The host earns their pay during a rush. The skills that matter most under pressure:

Section balance discipline. The temptation during a rush is to seat in the first available table rather than managing section balance. Train your hosts to hold the slightly uncomfortable discipline of a thirty-second pause to check section balance before seating, even when multiple parties are waiting. The thirty seconds is worth it to avoid overloading one server while another stands idle.

Accurate wait communication under pressure. When everything is moving fast, quoting accurate wait times requires actually looking at the floor — which tables are likely to turn in ten minutes, which in twenty. Defaulting to a standard “about 45 minutes” without checking is not accuracy; it is avoidance.

Communicating with servers and managers. The host should be in active communication with the floor manager during busy periods. A heads-up that a twelve-top reservation is arriving in five minutes, or that one server is clearly in the weeds, lets management deploy support proactively rather than reactively.

Graceful escalation. When situations exceed the host’s authority or ability — an irate guest, a reservation problem requiring a management solution, a seating situation with no good answer — the host needs a clear escalation path and the confidence to use it without feeling like they failed.

The Exit: Closing the Loop

Guests form lasting impressions from both the beginning and end of their experience. The host’s role at guest departure is underemphasized in most training programs.

Hosts should acknowledge departing guests with the same warmth as arrivals. “Thank you for coming in this evening — we hope to see you again soon” is a small moment that closes the experience positively. If the host noticed anything specific — a celebration, a first visit, a return guest — this is the moment to acknowledge it. “Happy birthday again — we’re so glad you celebrated with us.”

That final impression is often what a guest holds as they decide whether to come back and what they say when they recommend the restaurant to someone else.

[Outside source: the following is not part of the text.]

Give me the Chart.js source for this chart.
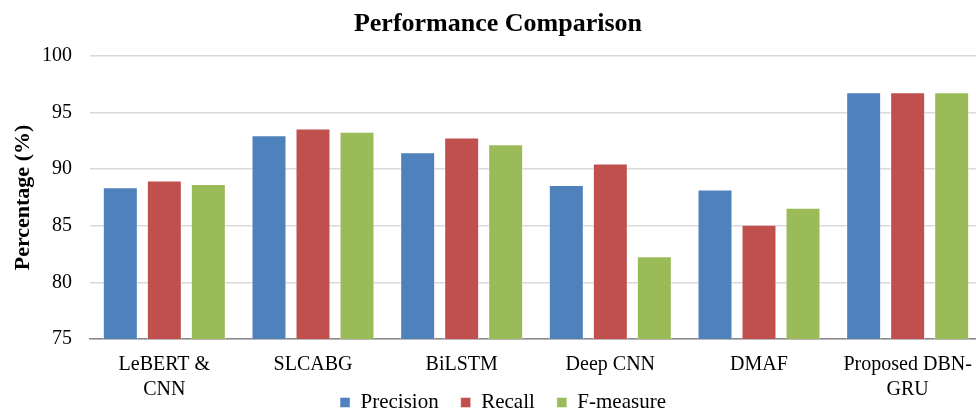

Building Ongoing Skill Development

The host role has more depth than it first appears, and experienced hosts should continue developing. Advanced skills to build over time:

  • Advanced knowledge of the reservation platform including reporting and analysis
  • Understanding of kitchen pace and how covers communicate with back-of-house timing
  • Development of regular guest relationships — remembering repeat guests, their preferences, their names
  • Mentorship of new hosts as the role grows

The host who truly masters this position — who runs a Friday dinner service with eighty covers, multiple simultaneous parties, a few difficult situations, and a packed reservation book without creating a single service breakdown — is running one of the most complex real-time logistics operations in your restaurant. That level of competence deserves recognition, development investment, and, in many operations, a career path toward floor management.